The result still not good as same as the implementation without shared embedding, could you give me an example?

One more thing, I used shared vocabulary size so no worries about the ‘train.csv’ and ‘valid.csv’ changes.

Unity05 · May 15, 2021, 11:53pm

The code you’ve sent looks fine to me.

The result still not good as same as the implementation without shared embedding, could you give me an example?

You’ve got better results on your GEC task with the same implementation but seperate embeddings?

Aiman_Mutasem-bellh · May 16, 2021, 12:01am

Yes sir, as bellow example:

SRC = Field(tokenize= tokenizer, init_token=’’, eos_token=’’, batch_first=True)
TRG = Field(tokenize= tokenizer, init_token=’’, eos_token=’’, batch_first=True)

But all the papers in GEC mentioned that Shared embedding is the only difference between GEC and NMT, which is the source and target are in the same language. So, I thought there is an issue with my implementation.

Unity05 · May 16, 2021, 12:22am

Well, the thing that comes up in my mind first is that your using the same identical layer twice. Therefore there might be problems with the gradients as they are accumulated I assume.

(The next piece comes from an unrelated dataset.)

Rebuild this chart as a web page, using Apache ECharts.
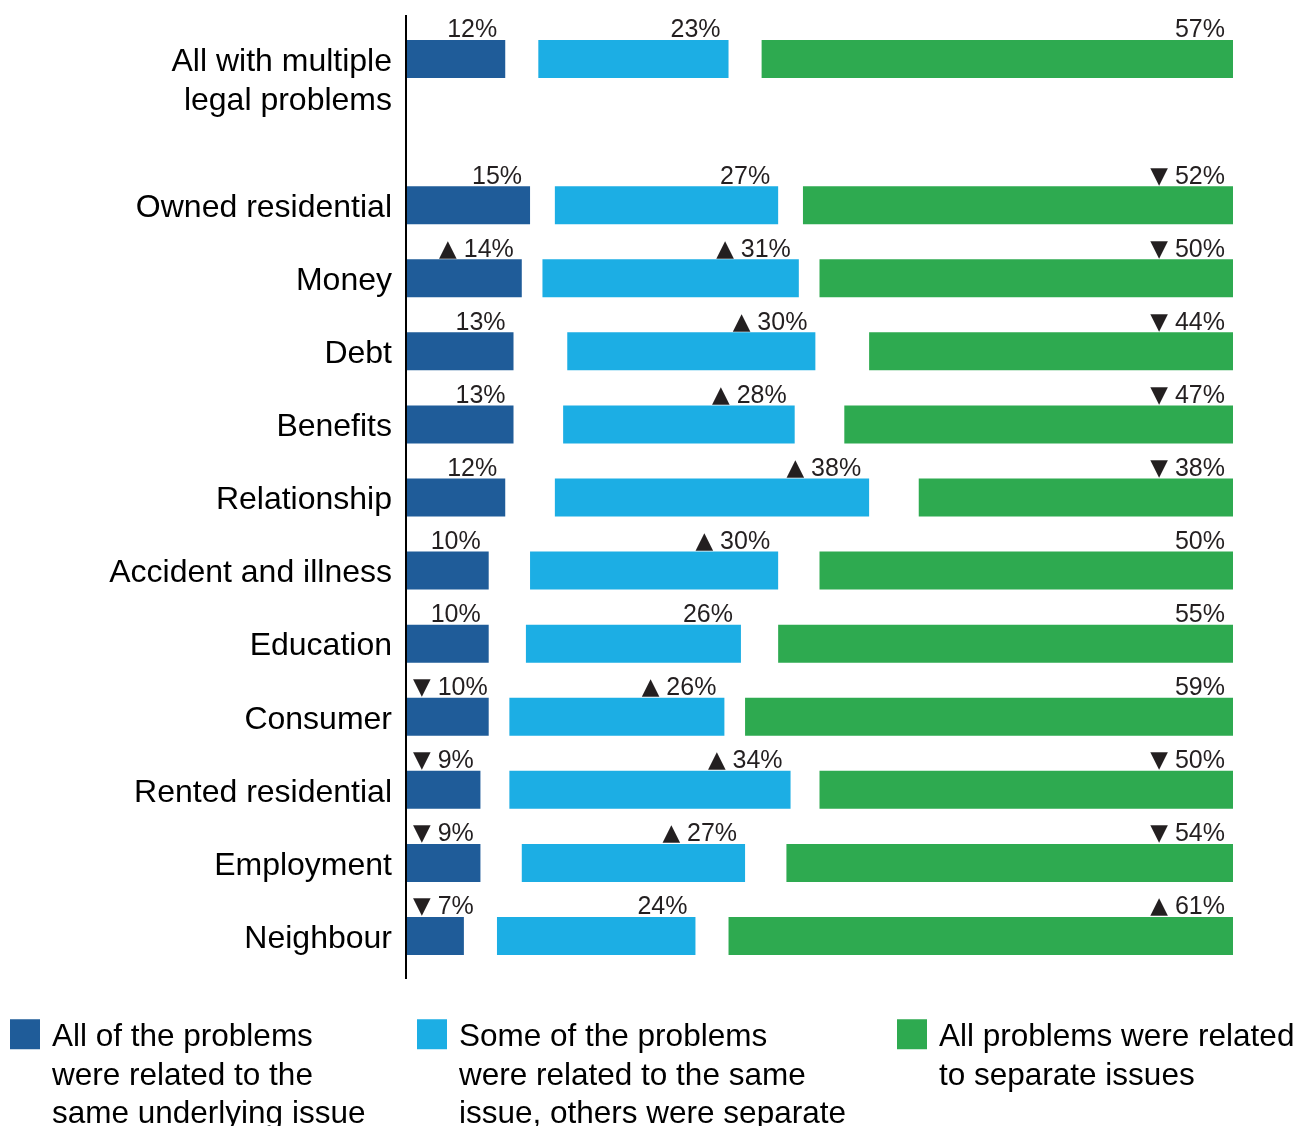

Aiman_Mutasem-bellh · May 16, 2021, 12:25am

Correct, could you help ?

Unity05 · May 16, 2021, 1:06am

If this really causes the problem, my first approach would be to try modifying the respective gradients ‘manually’ (i.e. the embedding gradients taking mean of both gradient by hooking the grad and sub the embedding weights ‘manually’).